Baseball great Yogi Berra once said, “In theory there is no difference between theory and practice. In practice there is.” He may have been on to something.
Last May, Fed Chairman Ben Bernanke introduced the idea the Fed’s economic stimulus program, known as Quantitative Easing (QE), might be ratcheted down sooner rather than later. The concept, that easy money – the Fed has injected about $2.75 trillion into financial markets during the past five years – could soon be behind us, threw global markets into a tizzy.
Expectations that interest rates in more developed economies would move higher as QE tapered off caused investors to pull money from emerging markets (where many had sought higher returns). This created challenges in emerging countries with large current account deficits (deficits that occur when total imports exceed total exports, making a country a debtor nation).

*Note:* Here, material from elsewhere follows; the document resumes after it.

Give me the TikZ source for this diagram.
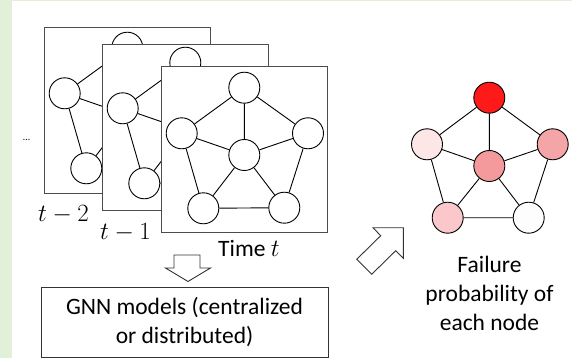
\documentclass[tikz,border=0pt]{standalone}
\usepackage{fontspec}
\setmainfont{Carlito}
\begin{document}
\begin{tikzpicture}[x=1pt,y=-1pt,
  gn/.style={circle,draw=black,line width=0.9pt,fill=white,minimum size=31pt,inner sep=0pt},
  ge/.style={draw=black,line width=0.9pt},
  framebox/.style={draw=black!70,line width=1.3pt,fill=white,minimum width=166pt,minimum height=166pt,inner sep=0pt,anchor=north west},
  txt/.style={inner sep=0pt,font=\fontsize{23.5}{28.7}\selectfont},
  mlbl/.style={inner sep=0pt,anchor=base west,font=\fontsize{24}{28}\selectfont},
  blockarrow/.style={draw=black!80,line width=0.9pt,fill=white,line join=miter},
  pics/netg/.style={code={
    \node[gn] (-a) at (83.3,21.7) {};
    \node[gn] (-l) at (20.7,67.3) {};
    \node[gn] (-r) at (147,67.3) {};
    \node[gn] (-c) at (83.3,89) {};
    \node[gn] (-bl) at (42.3,142.3) {};
    \node[gn] (-br) at (123.3,141.7) {};
    \draw[ge] (-a)--(-l) (-a)--(-r) (-a)--(-c) (-l)--(-c) (-r)--(-c)
      (-l)--(-bl) (-r)--(-br) (-c)--(-bl) (-c)--(-br) (-bl)--(-br);
  }}
]
\definecolor{bggreen}{RGB}{226,239,217}
\useasboundingbox (0,0) rectangle (572,358);
\fill[white] (0,0) rectangle (572,358);
\fill[bggreen] (0,0) rectangle (12,358);
\fill[bggreen] (0,0) rectangle (572,1.2);

% stacked frames
\node[framebox] (F2) at (44,27) {};
\pic (G2) at (44,26) {netg};
\node[framebox] (F1) at (102,44) {};
\pic (G1) at (102,41) {netg};
\node[framebox] (F0) at (161,66) {};
\pic (G0) at (161,66) {netg};

\node[mlbl] (T2) at (38,221.7) {$t-2$};
\node[mlbl] (T1) at (100,239.3) {$t-1$};
\node[txt,anchor=base west] (Tt) at (218,256.7) {Time $t$};
\node[inner sep=0pt,font=\fontsize{10}{12}\selectfont] (dots) at (26.5,140) {…};

% down arrow
\draw[blockarrow] (174,255) -- (200,255) -- (200,268) -- (210.5,268) -- (188,281.5) -- (165.5,268) -- (174,268) -- cycle;

% GNN box
\node[draw=black!80,line width=0.9pt,minimum width=287pt,minimum height=70pt,inner sep=0pt,
      align=center,font=\fontsize{23.5}{28.7}\selectfont] (gnn) at (184.5,322.2) {GNN models (centralized\\or distributed)};

% diagonal arrow
\draw[blockarrow] (403.3,227.7) -- (403.3,258.3) -- (395.7,250.7) -- (371.7,274.3) -- (356.7,259.3) -- (380.7,235.7) -- (373,227.7) -- cycle;

% result graph
\definecolor{pr0}{RGB}{255,26,26}
\definecolor{pr1}{RGB}{253,230,230}
\definecolor{pr2}{RGB}{244,165,168}
\definecolor{pr3}{RGB}{244,154,156}
\definecolor{pr4}{RGB}{250,200,202}
\definecolor{pr5}{RGB}{253,253,253}
\node[gn,fill=pr0] (Ra) at (489.3,97.7) {};
\node[gn,fill=pr1] (Rl) at (427,144.3) {};
\node[gn,fill=pr2] (Rr) at (552.7,144.3) {};
\node[gn,fill=pr3] (Rc) at (489.3,166) {};
\node[gn,fill=pr4] (Rbl) at (447.7,217.7) {};
\node[gn,fill=pr5] (Rbr) at (528.7,217.7) {};
\draw[ge] (Ra)--(Rl) (Ra)--(Rr) (Ra)--(Rc) (Rl)--(Rc) (Rr)--(Rc)
  (Rl)--(Rbl) (Rr)--(Rbr) (Rc)--(Rbl) (Rc)--(Rbr) (Rbl)--(Rbr);

\node[txt,align=center] (fail) at (489.5,293.5) {Failure\\probability of\\each node};
\end{tikzpicture}
\end{document}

So, what will happen when the Fed actually begins to buy fewer bonds? Pundits are mixed in their opinions. Some believe markets may become more volatile; others believe markets have already factored in the effects of tapering. In August, the Financial Times described it this way:
“The beginning of the end for QE matters greatly as for the past five years central banks led by the Fed have actively encouraged investors to pile into risky assets. With QE suppressing interest rates and more importantly, the volatility of prices, investors duly obliged and sought risky assets. Now with the Fed thinking about reversing some support, this summer’s turmoil may be a taste of what is coming in the form of higher long-term bond yields and market volatility. Some will argue the Fed’s taper is pretty much reflected by the sharp rise we have seen in long-term Treasury yields since May.”

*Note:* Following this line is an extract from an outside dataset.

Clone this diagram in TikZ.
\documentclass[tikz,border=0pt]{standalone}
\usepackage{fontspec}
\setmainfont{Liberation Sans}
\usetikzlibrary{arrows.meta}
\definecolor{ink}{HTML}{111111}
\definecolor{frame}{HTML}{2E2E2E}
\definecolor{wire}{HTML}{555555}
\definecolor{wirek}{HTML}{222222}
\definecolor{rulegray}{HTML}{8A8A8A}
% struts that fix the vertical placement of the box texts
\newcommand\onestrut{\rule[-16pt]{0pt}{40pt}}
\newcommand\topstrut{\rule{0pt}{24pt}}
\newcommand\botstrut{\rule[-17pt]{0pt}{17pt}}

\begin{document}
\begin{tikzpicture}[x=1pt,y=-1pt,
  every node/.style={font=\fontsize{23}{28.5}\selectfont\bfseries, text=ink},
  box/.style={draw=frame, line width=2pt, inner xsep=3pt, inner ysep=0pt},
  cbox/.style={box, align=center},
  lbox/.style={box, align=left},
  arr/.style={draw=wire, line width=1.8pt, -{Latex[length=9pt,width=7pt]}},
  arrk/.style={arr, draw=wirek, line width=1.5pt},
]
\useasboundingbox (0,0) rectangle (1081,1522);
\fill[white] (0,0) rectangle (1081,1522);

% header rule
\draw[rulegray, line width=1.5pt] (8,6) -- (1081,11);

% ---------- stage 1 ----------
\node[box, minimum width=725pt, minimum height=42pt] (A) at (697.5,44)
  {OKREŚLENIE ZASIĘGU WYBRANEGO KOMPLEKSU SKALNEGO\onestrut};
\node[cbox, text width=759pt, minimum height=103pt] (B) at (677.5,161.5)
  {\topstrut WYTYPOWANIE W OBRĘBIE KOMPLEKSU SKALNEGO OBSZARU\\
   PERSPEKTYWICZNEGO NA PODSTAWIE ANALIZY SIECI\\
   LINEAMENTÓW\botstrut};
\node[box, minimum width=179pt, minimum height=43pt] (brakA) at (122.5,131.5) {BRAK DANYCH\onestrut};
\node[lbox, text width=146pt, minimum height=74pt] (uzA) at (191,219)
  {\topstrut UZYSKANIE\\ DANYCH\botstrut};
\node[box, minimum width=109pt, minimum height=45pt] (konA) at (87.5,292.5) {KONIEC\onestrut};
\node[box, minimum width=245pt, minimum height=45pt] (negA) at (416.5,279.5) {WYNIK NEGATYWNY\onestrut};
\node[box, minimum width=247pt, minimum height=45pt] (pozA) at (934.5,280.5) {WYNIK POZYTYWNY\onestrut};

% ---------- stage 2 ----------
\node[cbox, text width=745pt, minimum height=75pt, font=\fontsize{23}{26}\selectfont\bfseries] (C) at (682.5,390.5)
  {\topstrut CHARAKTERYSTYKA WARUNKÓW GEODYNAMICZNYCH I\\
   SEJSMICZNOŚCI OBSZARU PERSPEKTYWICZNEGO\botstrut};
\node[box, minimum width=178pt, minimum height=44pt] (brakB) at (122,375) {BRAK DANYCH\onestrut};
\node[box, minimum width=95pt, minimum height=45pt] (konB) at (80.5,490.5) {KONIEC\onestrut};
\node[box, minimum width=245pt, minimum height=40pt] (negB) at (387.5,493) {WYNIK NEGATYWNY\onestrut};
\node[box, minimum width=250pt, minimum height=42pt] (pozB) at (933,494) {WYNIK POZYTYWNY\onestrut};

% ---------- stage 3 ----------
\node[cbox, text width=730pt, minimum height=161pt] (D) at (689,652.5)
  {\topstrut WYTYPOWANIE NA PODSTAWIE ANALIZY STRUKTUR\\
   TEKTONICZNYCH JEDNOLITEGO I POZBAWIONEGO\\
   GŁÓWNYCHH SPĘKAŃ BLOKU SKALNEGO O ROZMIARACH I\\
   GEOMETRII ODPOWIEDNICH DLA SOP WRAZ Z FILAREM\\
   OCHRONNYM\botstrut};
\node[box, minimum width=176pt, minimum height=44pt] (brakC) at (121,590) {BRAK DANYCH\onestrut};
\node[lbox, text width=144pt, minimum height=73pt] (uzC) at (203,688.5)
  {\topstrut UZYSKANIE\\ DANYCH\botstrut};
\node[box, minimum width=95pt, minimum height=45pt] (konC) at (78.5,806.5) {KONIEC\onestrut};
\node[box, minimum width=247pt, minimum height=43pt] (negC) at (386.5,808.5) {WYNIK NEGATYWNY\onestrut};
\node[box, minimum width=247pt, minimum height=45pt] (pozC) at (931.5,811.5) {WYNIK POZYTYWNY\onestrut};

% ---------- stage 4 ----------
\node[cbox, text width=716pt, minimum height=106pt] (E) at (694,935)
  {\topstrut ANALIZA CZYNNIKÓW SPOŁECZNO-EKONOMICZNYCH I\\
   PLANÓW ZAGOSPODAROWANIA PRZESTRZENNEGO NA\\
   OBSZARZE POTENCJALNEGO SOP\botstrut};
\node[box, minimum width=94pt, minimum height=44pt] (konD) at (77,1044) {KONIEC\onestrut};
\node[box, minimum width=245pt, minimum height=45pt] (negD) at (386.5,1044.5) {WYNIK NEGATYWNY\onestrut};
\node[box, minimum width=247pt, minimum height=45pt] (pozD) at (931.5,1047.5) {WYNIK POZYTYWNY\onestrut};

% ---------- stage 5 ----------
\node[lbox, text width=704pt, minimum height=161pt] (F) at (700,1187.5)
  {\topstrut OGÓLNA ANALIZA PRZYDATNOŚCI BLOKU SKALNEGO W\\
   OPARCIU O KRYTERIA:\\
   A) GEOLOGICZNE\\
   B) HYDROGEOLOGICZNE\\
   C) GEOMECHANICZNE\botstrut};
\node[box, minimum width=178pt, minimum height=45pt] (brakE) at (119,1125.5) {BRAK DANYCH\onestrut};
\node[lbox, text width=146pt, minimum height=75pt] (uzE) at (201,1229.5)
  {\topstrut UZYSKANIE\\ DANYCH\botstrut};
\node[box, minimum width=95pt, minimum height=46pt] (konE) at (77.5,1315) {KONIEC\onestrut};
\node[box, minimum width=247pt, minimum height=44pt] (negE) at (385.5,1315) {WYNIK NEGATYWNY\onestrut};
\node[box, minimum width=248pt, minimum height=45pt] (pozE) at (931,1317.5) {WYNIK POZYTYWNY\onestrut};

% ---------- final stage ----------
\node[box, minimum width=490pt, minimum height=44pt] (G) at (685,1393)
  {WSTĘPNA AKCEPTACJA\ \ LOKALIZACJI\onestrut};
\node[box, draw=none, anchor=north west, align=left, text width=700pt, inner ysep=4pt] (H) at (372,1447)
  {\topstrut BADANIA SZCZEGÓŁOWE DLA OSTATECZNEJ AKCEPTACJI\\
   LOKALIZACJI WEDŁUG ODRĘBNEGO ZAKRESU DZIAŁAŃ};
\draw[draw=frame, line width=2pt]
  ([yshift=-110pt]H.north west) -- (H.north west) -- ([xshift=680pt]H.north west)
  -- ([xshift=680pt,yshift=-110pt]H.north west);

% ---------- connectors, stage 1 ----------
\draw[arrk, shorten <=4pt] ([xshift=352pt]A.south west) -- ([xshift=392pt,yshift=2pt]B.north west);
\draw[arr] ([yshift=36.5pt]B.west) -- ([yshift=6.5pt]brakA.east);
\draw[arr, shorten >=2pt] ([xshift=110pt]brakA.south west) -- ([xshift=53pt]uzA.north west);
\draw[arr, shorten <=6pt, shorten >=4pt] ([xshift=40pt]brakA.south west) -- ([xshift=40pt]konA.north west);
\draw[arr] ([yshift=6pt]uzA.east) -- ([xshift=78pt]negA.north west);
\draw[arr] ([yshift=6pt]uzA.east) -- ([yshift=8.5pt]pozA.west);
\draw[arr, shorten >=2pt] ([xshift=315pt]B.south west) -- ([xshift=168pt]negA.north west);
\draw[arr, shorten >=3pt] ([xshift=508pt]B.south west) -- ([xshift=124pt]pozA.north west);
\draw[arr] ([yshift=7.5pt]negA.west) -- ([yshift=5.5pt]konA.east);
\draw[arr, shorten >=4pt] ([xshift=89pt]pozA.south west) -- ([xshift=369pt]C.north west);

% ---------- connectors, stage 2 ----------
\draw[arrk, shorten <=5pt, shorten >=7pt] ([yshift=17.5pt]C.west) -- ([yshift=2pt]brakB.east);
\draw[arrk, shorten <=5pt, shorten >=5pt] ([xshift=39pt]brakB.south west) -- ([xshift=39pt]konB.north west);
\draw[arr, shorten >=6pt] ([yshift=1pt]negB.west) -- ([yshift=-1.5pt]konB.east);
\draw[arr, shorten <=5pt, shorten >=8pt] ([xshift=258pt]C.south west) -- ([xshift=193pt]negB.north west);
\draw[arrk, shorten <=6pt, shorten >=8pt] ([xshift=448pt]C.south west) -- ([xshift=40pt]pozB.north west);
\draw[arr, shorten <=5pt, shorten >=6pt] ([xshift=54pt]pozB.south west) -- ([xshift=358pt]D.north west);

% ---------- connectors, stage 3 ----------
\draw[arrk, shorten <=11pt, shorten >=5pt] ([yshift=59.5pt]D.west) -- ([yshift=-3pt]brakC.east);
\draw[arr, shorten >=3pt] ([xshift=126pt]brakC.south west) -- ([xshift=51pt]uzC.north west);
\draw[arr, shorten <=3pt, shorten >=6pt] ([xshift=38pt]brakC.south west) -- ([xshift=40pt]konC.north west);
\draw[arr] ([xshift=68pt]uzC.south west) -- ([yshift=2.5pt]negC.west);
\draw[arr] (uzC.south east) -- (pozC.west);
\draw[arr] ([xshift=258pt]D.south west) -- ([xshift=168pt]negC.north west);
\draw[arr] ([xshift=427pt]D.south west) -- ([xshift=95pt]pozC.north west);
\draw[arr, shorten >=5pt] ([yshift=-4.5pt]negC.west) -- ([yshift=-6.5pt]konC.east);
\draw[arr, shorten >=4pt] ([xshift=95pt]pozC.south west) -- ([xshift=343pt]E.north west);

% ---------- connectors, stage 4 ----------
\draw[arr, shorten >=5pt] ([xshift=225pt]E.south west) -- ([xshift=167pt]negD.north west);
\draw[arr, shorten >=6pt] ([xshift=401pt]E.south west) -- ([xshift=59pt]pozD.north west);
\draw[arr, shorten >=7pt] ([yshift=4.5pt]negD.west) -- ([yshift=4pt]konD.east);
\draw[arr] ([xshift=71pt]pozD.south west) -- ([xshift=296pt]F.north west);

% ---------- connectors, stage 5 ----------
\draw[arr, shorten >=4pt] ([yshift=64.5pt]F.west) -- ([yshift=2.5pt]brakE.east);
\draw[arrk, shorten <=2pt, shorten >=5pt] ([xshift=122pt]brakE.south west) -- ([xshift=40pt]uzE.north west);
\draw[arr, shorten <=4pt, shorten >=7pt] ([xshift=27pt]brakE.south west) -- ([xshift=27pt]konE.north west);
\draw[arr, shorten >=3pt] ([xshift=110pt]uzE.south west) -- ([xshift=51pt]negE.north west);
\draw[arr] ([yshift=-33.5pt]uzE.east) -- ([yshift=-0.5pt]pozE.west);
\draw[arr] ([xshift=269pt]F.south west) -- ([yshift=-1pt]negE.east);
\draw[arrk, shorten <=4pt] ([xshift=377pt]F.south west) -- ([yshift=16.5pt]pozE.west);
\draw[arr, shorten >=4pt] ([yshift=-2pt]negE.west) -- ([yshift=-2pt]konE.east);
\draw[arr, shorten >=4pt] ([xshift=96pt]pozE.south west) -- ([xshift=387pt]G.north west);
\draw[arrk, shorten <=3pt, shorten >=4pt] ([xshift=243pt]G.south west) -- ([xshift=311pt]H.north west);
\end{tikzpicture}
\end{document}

We’ll know more when the Federal Open Market Committee announcement is made. Over time, however, it may not be all that easy to quantify the effects of more accommodative monetary policy in the United States, if that’s what the Fed chooses to do this week. There are other flashpoints that could affect markets, as well, including economic stressors in emerging markets, decisions on Syria, and upcoming Washington budget battles.